Chef Jacob Mosa of Lido at Dolphin Bay in Pismo Beach serves fried abalone with cilantro mint relish:

  • ½ red bell pepper, finely diced
  • ½ yellow bell pepper, finely diced
  • 1 cup white vinegar
  • ½ cup sugar
  • 1 bunch mint leaves (approximately 40 to 50 leaves)
  • ½ bunch cilantro
  • 1 tsp cornstarch
  • ½ cup water
  • Salt to taste


  1. Roll mint leaves into a straw-like shape and cut as fine as possible. Set aside.
  2. Mince cilantro. Set aside.
  3. In a small sauce pot, mix the peppers, vinegar, sugar, mint, and cilantro.  
  4. Bring to a boil. 
  5. In a metal bowl, whisk together the cornstarch and water. 
  6. Turn down heat and, while stirring with a whisk, pour in the cornstarch and water mixture. 
  7. Continue cooking until the mixture thickens. 
  8. Season with salt to taste.

Serve hot or cold. Refrigerate if not served within 4 hours.

Cayucos Ocean Rose Abalone With Uni Butter

Executive chef Neil Smith at Windows on the Water in Morro Bay fries the abalone in a mixture of oil and butter then tops it with uni butter and serves it over an Asian salad.

To make the Uni Butter:

  • 1 teaspoon fresh uni (sea urchin)
  • 1 teaspoon lemon juice
  • ¼ cup heavy cream
  • 1 tablespoon cubed butter

In a mixing bowl, whisk together the uni, lemon juice, and cream. Pour into small sauté pan and turn on the heat. After it boils, turn the heat down to simmer and add the butter one cube at a time, constantly stirring by shaking the pan in a clockwise rotation.
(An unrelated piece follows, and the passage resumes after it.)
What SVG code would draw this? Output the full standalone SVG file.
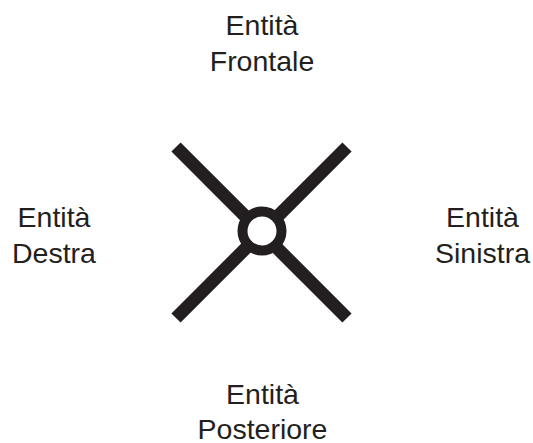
<svg xmlns="http://www.w3.org/2000/svg" width="533" height="443" viewBox="0 0 533 443">
<style>
.t{font-family:"Liberation Sans",Arial,sans-serif;font-size:28.5px;fill:#231f20;text-anchor:middle}
.ln{stroke:#231f20;stroke-width:13;fill:none}
</style>
<rect width="533" height="443" fill="#fff"/>
<g id="connectors">
<line class="ln" x1="176" y1="147" x2="347" y2="318"/>
<line class="ln" x1="347" y1="147" x2="176" y2="318"/>
</g>
<g id="centro">
<circle cx="262" cy="231" r="19.5" fill="#fff" stroke="#231f20" stroke-width="10"/>
</g>
<g id="frontale"><text class="t" x="262" y="35">Entità</text><text class="t" x="262" y="71">Frontale</text></g>
<g id="destra"><text class="t" x="54" y="227">Entità</text><text class="t" x="54" y="263">Destra</text></g>
<g id="sinistra"><text class="t" x="482.5" y="227">Entità</text><text class="t" x="482.5" y="263">Sinistra</text></g>
<g id="posteriore"><text class="t" x="262.5" y="404">Entità</text><text class="t" x="262.5" y="439">Posteriore</text></g>
</svg>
Once all butter has melted and blended together, add a pinch of salt. Keep warm and set aside.

Serve the abalone over a salad of Asian microgreens, Wakame seaweed salad, julienned cucumbers and sesame seeds, dressed with Lemongrass Vin made of chopped lemongrass, rice vinegar, honey, chopped basil leaves, lemon juice, and canola/olive oil blend.